You can describe set of experiments in YAML file and run them on different services in one command:
❯ compressa-perf measure-from-yaml experiments.yaml
Example of YAML file:
- openai_url: https://some-api-url/v1/
model_name: Compressa-Qwen2-72B-Instruct
experiment_name: "File Prompts Run 1"
description: "Experiment using prompts from a file with 10 tasks and 5 runners"
prompts_file: resources/prompts.csv
num_tasks: 10
num_runners: 5
generate_prompts: false
num_prompts: 0
prompt_length: 0
max_tokens: 1000
- openai_url: https://some-api-url/v1/
model_name: Compressa-Qwen2-72B-Instruct
experiment_name: "Qwen2-72B Long Input / Short Output"
description: "Experiment using prompts from a file with 20 tasks and 10 runners"
prompts_file: resources/prompts.csv
num_tasks: 20
num_runners: 10
generate_prompts: true
num_prompts: 10
prompt_length: 10000
max_tokens: 100
You can select experiments by name, parameters or metrics (or substrings in these fields) via compressa-perf list
command.
For example:
❯ compressa-perf list \
--show-metrics \
--param-filter openai_url=chat-2 \
--param-filter avg_n_input=30
List of Experiments:
+----+----------------------------------------------------------------------------+---------------------+--------+-----------------------+
| | ID | Name | Date | Description |
+====+============================================================================+=====================+========+=======================+
| 25 | Compressa-Qwen2.5-14B-Instruct-Int4 Long Input / Short Output | 5 runners | 2024-10-03 06:21:45 | | ttft: 25.0960 |
| | | | | latency: 52.5916 |
| | | | | tpot: 0.5530 |
| | | | | throughput: 2891.0323 |
+----+----------------------------------------------------------------------------+---------------------+--------+-----------------------+
| 23 | Compressa-Qwen2.5-14B-Instruct-Int4 Long Input / Short Output | 4 runners | 2024-10-03 06:14:57 | | ttft: 17.1862 |
| | | | | latency: 37.9612 |
| | | | | tpot: 0.3954 |
| | | | | throughput: 3230.8769 |
+----+----------------------------------------------------------------------------+---------------------+--------+-----------------------+
Full parameter list:
❯ compressa-perf list -h
usage: compressa-perf list [-h] [--db DB] [--show-parameters] [--show-metrics] [--name-filter NAME_FILTER] [--param-filter PARAM_FILTER]
options:
-h, --help show this help message and exit
--db DB Path to the SQLite database
--show-parameters Show all parameters for each experiment
--show-metrics Show metrics for each experiment
--name-filter NAME_FILTER
Filter experiments by substring in the name
--param-filter PARAM_FILTER
Filter experiments by parameter value (e.g., paramkey=value_substring)

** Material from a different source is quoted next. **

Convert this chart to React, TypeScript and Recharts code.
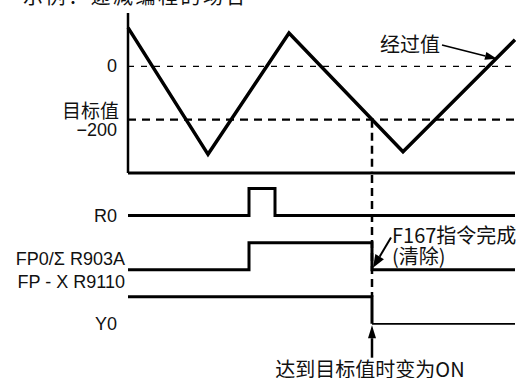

❯ compressa-perf report <EXPERIMENT_ID>
Output example:
❯ compressa-perf report 3
Experiment Details:
ID: 3
Name: My First Run
Date: 2024-09-24 07:10:39
Description: None
Experiment Parameters:
╒══════════════╤═══════════════════════════════════════════╕
│ Parameter │ Value │
╞══════════════╪═══════════════════════════════════════════╡
│ num_workers │ 2 │
├──────────────┼───────────────────────────────────────────┤
│ num_tasks │ 2 │
├──────────────┼───────────────────────────────────────────┤
│ openai_url │ https://some-api-url.ru/chat-2/v1/ │
├──────────────┼───────────────────────────────────────────┤
│ avg_n_input │ 32 │
├──────────────┼───────────────────────────────────────────┤
│ std_n_input │ 2.8284 │
├──────────────┼───────────────────────────────────────────┤
│ avg_n_output │ 748.5000 │
├──────────────┼───────────────────────────────────────────┤
│ std_n_output │ 2.1213 │
╘══════════════╧═══════════════════════════════════════════╛
Experiment Metrics:
╒═══════════════════════╤══════════╕
│ Metric │ Value │
╞═══════════════════════╪══════════╡
│ MetricName.TTFT │ 0.7753 │
├───────────────────────┼──────────┤
│ MetricName.LATENCY │ 7.5016 │
├───────────────────────┼──────────┤
│ MetricName.TPOT │ 0.01 │
├───────────────────────┼──────────┤
│ MetricName.THROUGHPUT │ 207.84 │
╘═══════════════════════╧══════════╛
For more information on available commands and options, run:
compressa-perf --help
This project is licensed under the MIT License. See the LICENSE file for more details.